Here are a few of the most exciting measures that passed according to APTA, plus a few of the newly approved initiatives aimed at increasing active transportation, as highlighted by our friends at PeopleForBikes.

  • Maricopa County, Ariz. — home to Phoenix — passed a sales tax measure that will fund nearly $3.1 million in public transportation and light rail improvements.
  • After voters approved an exception to state's notorious "'Taxpayer Bill of Rights," transit agencies in Denver and Aurora will be able to keep between $50 million to $60 million every year that they would have been required to refund to the public.
  • Mountain Village, Colo., home to skiing hot spot Telluride, passed $246 million in sales, property and lodging tax increases to fund a new gondola as well as improving bus transit services.
  • The Denver suburb of Wheat Ridge approved $75 million for sidewalks, safe crossings, bike lanes, and improved drainage.
  • The Atlanta suburb of Woodstock passed a $24 million bond for parks and recreation, including bike lane and trail maintenance.
  • Albuquerque passed a $62.3 million bond to build safer streets and intersections, lower neighborhood speeds, and construct bike lanes and trails. 
  • Columbus, Ohio approved a sales tax initiative that will help fund bus rapid transit lines, which will bring in an expected $6.2 billion by 2050.
  • Richland County, S.C. is home to the state capital of Columbia, and it's estimated to bring in $990 million for public transit after voters approved a 25-year, 1-percent sales tax on Tuesday.
  • Elsewhere in South Carolina, Horry County (home of Myrtle Beach) approved a transit-funding sales tax of its own that will continue to be collected until the fund hits $6.3 billion or 25 years have passed, whichever comes first.
  • Nashville okayed yet another sales tax that will raise an estimated $2.2 billion and allow the city to undertake an "accelerated expansion of Nashville's bus system, build out dozens of miles of sidewalks and bike lanes and upgrade nearly 600 traffic signals to better handle vehicle congestion," APTA said.
  • Arlington County, Va. passed a bond measure that will generate $44.3 million for the Washington Metropolitan Area Transit Authority and other projects benefiting non-automotive modes.
  • Nearby Fairfax County, Va., meanwhile, approved $180 million to finance their share of those WMATA projects, including major capital expenditures.
  • Seattle passed a $1.55 billion transportation levy that will build sidewalks, pave streets, fix bridges, and fill the gaps in the region's transit connections.
  • In Bellingham, Wash., voters okayed an $86 million levy that will help build out a greenway network consistent with the city's sustainability goals.
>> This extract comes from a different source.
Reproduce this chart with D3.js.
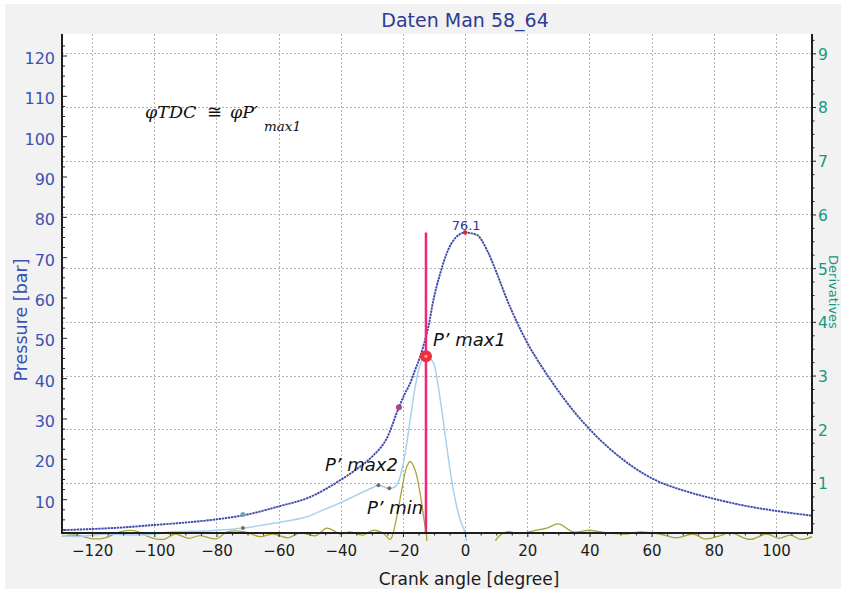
<!DOCTYPE html>
<html>
<head>
<meta charset="utf-8">
<script src="https://cdn.jsdelivr.net/npm/d3@7"></script>
<style>
  html, body { margin: 0; padding: 0; background: #ffffff; }
  svg { display: block; font-family: "DejaVu Sans", sans-serif; }
</style>
</head>
<body>
<svg id="chart" width="841" height="589"></svg>
<script>
'use strict';

/* -- Data --------------------------------------------------------------- */
// Pressure curve [bar] against crank angle [degree]
const pAngle = [-130, -120, -110, -100, -90, -80, -70, -60, -50, -40, -35, -30, -25, -21.3, -19.3, -17.7,
    -16.1, -14.5, -13.2, -11.8, -10.2, -8, -5.9, -3.2, 0, 3.8, 7, 10.2, 13.4, 16.6, 19.9, 24.1, 27.3,
    32.7, 40.2, 47.6, 60.5, 71.3, 81.1, 88.5, 99.1, 111.6];
const pressure = [2.3, 2.6, 3.0, 3.6, 4.2, 5.0, 6.2, 8.2, 10.5, 14.8, 17.4, 20.5, 25.4, 32.8, 36.3, 38.7,
    42.0, 45.3, 48.6, 52.8, 59.4, 66.0, 71.0, 74.7, 76.1, 75.5, 71.8, 66.0, 59.6, 54.0, 48.9, 43.5, 39.8,
    34.0, 27.2, 21.8, 15.0, 11.9, 9.9, 8.6, 7.2, 5.9];

// First derivative (light blue), right axis units
const d1Angle = [-130, -125, -115.3, -105, -93.9, -82, -71.5, -61.7, -56.3, -50.9, -45.6, -40.2, -34.8,
    -29.5, -27.9, -24.4, -22.5, -20.9, -19.3, -17.7, -16.1, -15.0, -13.4, -12.6, -10.2, -8.0, -5.9,
    -3.8, -1.6, 0, 1.5];
const d1Value = [0.03, 0.0, 0.05, 0.03, 0.09, 0.11, 0.16, 0.25, 0.30, 0.37, 0.50, 0.63, 0.78,
    0.92, 0.96, 0.90, 0.93, 1.12, 1.55, 2.17, 2.78, 3.10, 3.33, 3.36, 3.24, 2.55, 1.67,
    0.87, 0.31, 0.06, -0.5];

// Second derivative (olive), right axis units
const d2Angle = [-129.7, -125, -120, -115.8, -111, -106.2, -101.4, -97, -93.3, -89, -85.3, -80, -76.6,
    -70.8, -66, -61.8, -57, -53.1, -48, -44.5, -40, -37, -33, -29.5, -26.3, -24.1, -22, -20.4, -18.8,
    -17.7, -16.1, -14.5, -13.2, -12.5, -11, -5, 3, 9, 10.7, 13.4, 17.7, 22, 26.3, 30, 34.8, 40.2,
    45.6, 52, 56.3, 62.7, 68, 73.4, 77, 81, 85.3, 91.7, 97, 101, 104.6, 108, 111.6];
const d2Value = [0.01, 0.03, -0.04, -0.02, 0.09, 0.11, -0.01, -0.05, 0.05, -0.03, 0.02, -0.04, 0.09,
    0.09, 0.0, 0.05, -0.02, 0.07, 0.02, 0.16, 0.05, 0.09, 0.03, 0.12, 0.06, -0.05, 0.37, 0.87, 1.30,
    1.40, 1.24, 0.81, 0.31, 0.06, -0.5, -0.6, -0.5, -0.15, 0.0, 0.09, 0.06, 0.11, 0.16, 0.24, 0.09, 0.12,
    0.07, 0.05, 0.09, 0.05, -0.02, 0.05, -0.04, 0.0, 0.07, -0.05, 0.05, -0.03, 0.03, -0.05, 0.0];

// Tick labels
const xTicks = [-120, -100, -80, -60, -40, -20, 0, 20, 40, 60, 80, 100];
const leftTicks = [10, 20, 30, 40, 50, 60, 70, 80, 90, 100, 110, 120];
const rightTicks = [1, 2, 3, 4, 5, 6, 7, 8, 9];

// Marked points
const peakAngle = 0, peakValue = 76.1;
const max1Angle = -12.6, max1Value = 3.36;
const max2Angle = -27.9, max2Value = 0.96;
const minAngle = -24.4, minValue = 0.90;
const startAngle = -71.5, startPressure = 6.2, startD1 = 0.16;
const bendAngle = -21.3, bendPressure = 32.8;

/* -- Layout ---------------------------------------------------------------- */
const plot = { left: 62, right: 812, top: 34, bottom: 533 };
const colors = {
    pressure: '#3e49aa', d1: '#a6d2f0', d2: '#a9a43a',
    leftText: '#3b53b4', rightText: '#17977f', title: '#2e3a96', marker: '#f0287c'
};

const svg = d3.select('#chart');

/* -- Backgrounds ---------------------------------------------------------- */
svg.append('rect').attr('x', 5).attr('y', 4).attr('width', 836).attr('height', 585).attr('fill', '#f1f2f1');
svg.append('rect')
    .attr('x', plot.left).attr('y', plot.top)
    .attr('width', plot.right - plot.left).attr('height', plot.bottom - plot.top)
    .attr('fill', '#ffffff');

/* -- Scales --------------------------------------------------------------- */
const x = d3.scaleLinear().domain([-129.7, 111.6]).range([plot.left, plot.right]);
const yL = d3.scaleLinear().domain([0, 120]).range([539.5, 55.5]);
const yR = d3.scaleLinear().domain([0, 9]).range([536.7, 53.3]);

/* -- Grid ----------------------------------------------------------------- */
const grid = svg.append('g').attr('stroke', '#b4b4b4').attr('stroke-width', 1).attr('stroke-dasharray', '2,2');
grid.selectAll('line.v').data(xTicks).enter().append('line')
    .attr('x1', d => Math.round(x(d)) + 0.5).attr('x2', d => Math.round(x(d)) + 0.5)
    .attr('y1', plot.top).attr('y2', plot.bottom);
grid.selectAll('line.h').data(rightTicks).enter().append('line')
    .attr('y1', d => Math.round(yR(d)) + 0.5).attr('y2', d => Math.round(yR(d)) + 0.5)
    .attr('x1', plot.left).attr('x2', plot.right);

/* -- Curves --------------------------------------------------------------- */
svg.append('clipPath').attr('id', 'plotClip').append('rect')
    .attr('x', plot.left).attr('y', plot.top)
    .attr('width', plot.right - plot.left).attr('height', plot.bottom - plot.top + 8);

const curves = svg.append('g').attr('clip-path', 'url(#plotClip)').attr('fill', 'none');

const d2Line = d3.line().x(d => x(d[0])).y(d => yR(d[1])).curve(d3.curveCatmullRom);
curves.append('path')
    .datum(d3.zip(d2Angle, d2Value))
    .attr('d', d2Line).attr('stroke', colors.d2).attr('stroke-width', 1.3);

const d1Line = d3.line().x(d => x(d[0])).y(d => yR(d[1])).curve(d3.curveMonotoneX);
curves.append('path')
    .datum(d3.zip(d1Angle, d1Value))
    .attr('d', d1Line).attr('stroke', colors.d1).attr('stroke-width', 1.5);

const pLine = d3.line().x(d => x(d[0])).y(d => yL(d[1])).curve(d3.curveMonotoneX);
curves.append('path')
    .datum(d3.zip(pAngle, pressure))
    .attr('d', pLine).attr('stroke', colors.pressure).attr('stroke-width', 1.9)
    .attr('stroke-dasharray', '2.4,0.7');

/* -- TDC marker line and points ------------------------------------------ */
svg.append('line')
    .attr('x1', x(max1Angle)).attr('x2', x(max1Angle))
    .attr('y1', yL(peakValue)).attr('y2', plot.bottom)
    .attr('stroke', colors.marker).attr('stroke-width', 2.5);

svg.append('circle').attr('cx', x(max1Angle)).attr('cy', yR(max1Value)).attr('r', 6).attr('fill', '#ef2d3c');
svg.append('circle').attr('cx', x(max1Angle)).attr('cy', yR(max1Value)).attr('r', 1.6).attr('fill', '#f7a3a8');
svg.append('circle').attr('cx', x(peakAngle)).attr('cy', yL(peakValue)).attr('r', 2.2).attr('fill', '#e02828');
svg.append('circle').attr('cx', x(bendAngle)).attr('cy', yL(bendPressure)).attr('r', 3).attr('fill', '#b0408e');
svg.append('circle').attr('cx', x(startAngle)).attr('cy', yL(startPressure)).attr('r', 2.5).attr('fill', '#6aa6b8');
svg.selectAll('circle.grey')
    .data([[startAngle, startD1], [max2Angle, max2Value], [minAngle, minValue]])
    .enter().append('circle')
    .attr('cx', d => x(d[0])).attr('cy', d => yR(d[1])).attr('r', 2).attr('fill', '#6e6e6e');

/* -- Axes ----------------------------------------------------------------- */
const styleAxis = function(g, color, size, shift) {
    g.select('.domain').remove();
    g.selectAll('line').attr('stroke', '#222');
    g.selectAll('text').attr('fill', color).attr('font-size', size)
        .attr('font-family', '"DejaVu Sans", sans-serif')
        .attr('transform', 'translate(0,' + (shift || 0) + ')');
};

const leftMinor = d3.range(2.5, 125, 2.5).filter(v => v % 10 !== 0);
svg.append('g').attr('transform', 'translate(' + plot.left + ',0)')
    .call(d3.axisLeft(yL).tickValues(leftMinor).tickSize(-3).tickFormat(''))
    .call(g => styleAxis(g, colors.leftText, 16));
svg.append('g').attr('transform', 'translate(' + plot.left + ',0)')
    .call(d3.axisLeft(yL).tickValues(leftTicks).tickSize(-5).tickPadding(7))
    .call(g => styleAxis(g, colors.leftText, 16, 3));

const rightMinor = d3.range(0.25, 9.3, 0.25).filter(v => v % 1 !== 0);
svg.append('g').attr('transform', 'translate(' + plot.right + ',0)')
    .call(d3.axisRight(yR).tickValues(rightMinor).tickSize(2.5).tickFormat(''))
    .call(g => styleAxis(g, colors.rightText, 16));
svg.append('g').attr('transform', 'translate(' + plot.right + ',0)')
    .call(d3.axisRight(yR).tickValues(rightTicks).tickSize(4).tickPadding(2))
    .call(g => styleAxis(g, colors.rightText, 15.5, 1));

const xMinor = d3.range(-125, 111, 5).filter(v => v % 20 !== 0);
svg.append('g').attr('transform', 'translate(0,' + plot.bottom + ')')
    .call(d3.axisBottom(x).tickValues(xMinor).tickSize(2.5).tickFormat(''))
    .call(g => styleAxis(g, '#1a1a1a', 15));
svg.append('g').attr('transform', 'translate(0,' + plot.bottom + ')')
    .call(d3.axisBottom(x).tickValues(xTicks).tickSize(4).tickPadding(8))
    .call(g => styleAxis(g, '#1a1a1a', 15));

// Frame lines (left, right, bottom)
const frame = svg.append('g').attr('stroke', '#1e1e1e').attr('stroke-width', 2);
frame.append('line').attr('x1', plot.left).attr('x2', plot.left).attr('y1', plot.top).attr('y2', plot.bottom + 1);
frame.append('line').attr('x1', plot.right).attr('x2', plot.right).attr('y1', plot.top).attr('y2', plot.bottom + 1);
frame.append('line').attr('x1', plot.left).attr('x2', plot.right).attr('y1', plot.bottom).attr('y2', plot.bottom);

/* -- Titles --------------------------------------------------------------- */
svg.append('text').attr('x', 465).attr('y', 27).attr('text-anchor', 'middle')
    .attr('font-size', 19).attr('fill', colors.title).text('Daten Man 58_64');

svg.append('text').attr('x', 469).attr('y', 585).attr('text-anchor', 'middle')
    .attr('font-size', 17).attr('fill', '#1a1a1a').text('Crank angle [degree]');

svg.append('text').attr('transform', 'translate(27,320) rotate(-90)').attr('text-anchor', 'middle')
    .attr('font-size', 17.5).attr('fill', colors.leftText).text('Pressure [bar]');

svg.append('text').attr('transform', 'translate(828.5,292) rotate(90)').attr('text-anchor', 'middle')
    .attr('font-size', 13).attr('fill', colors.rightText).text('Derivatives');

/* -- Annotations ---------------------------------------------------------- */
svg.append('text').attr('x', x(peakAngle) + 1).attr('y', yL(peakValue) - 3).attr('text-anchor', 'middle')
    .attr('font-size', 13).attr('fill', colors.title).text('76.1');

const note = svg.append('g').attr('font-style', 'italic').attr('font-size', 18).attr('fill', '#111');
note.append('text').attr('x', 433).attr('y', 346).text('P\u2019 max1');
note.append('text').attr('x', 325).attr('y', 471).text('P\u2019 max2');
note.append('text').attr('x', 367).attr('y', 514).text('P\u2019 min');

const formula = svg.append('g').attr('font-family', '"DejaVu Serif", serif').attr('fill', '#111').attr('font-size', 17.5);
formula.append('text').attr('x', 145).attr('y', 118).attr('font-style', 'italic').text('\u03c6TDC');
formula.append('text').attr('x', 207).attr('y', 118).text('\u2245');
formula.append('text').attr('x', 230).attr('y', 118).attr('font-style', 'italic').text('\u03c6P\u2032');
formula.append('text').attr('x', 264).attr('y', 131).attr('font-style', 'italic').attr('font-size', 13.5).text('max1');
</script>
</body>
</html>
Sadly, it wasn't all good news for transportation choice this election cycle. Here's some of the bad news from Tuesday:

  • In San Diego, voters rejected a sales tax increase that would have raised $350 million a year for transit, which some analysts called the biggest investment in the region's history.
  • Cobb and Gwinnett Counties in suburban Atlanta both rejected a sales tax measure that would have funded a raft of local transit measures in a region that's tried and failed to expand mobility options for years.
  • Voters in Charleston County, S.C. said no to a sales tax that would have brought in $4.9 billion for mass transit systems and green space — though $2.3 billion of that would have gone to the extension of an expressway, so this one's a mixed bag.
  • And in the Western Idaho county of Kootenai (home to Coeur d'Alene), voters declined a bond that would have helped link and expand its local trail system.
  • San Francisco did vote to increase operations funding for the Muni transit network to the tune of $750 million, sourced from a new business tax on ride-hail companies ... but a second measure nullified that positive result. (Voters in SF did approve a measure that would repurpose part of the Great Highway for people, not cars.)

This article has been up updated with additional information about San Francisco's vote that was not available at the time of publication.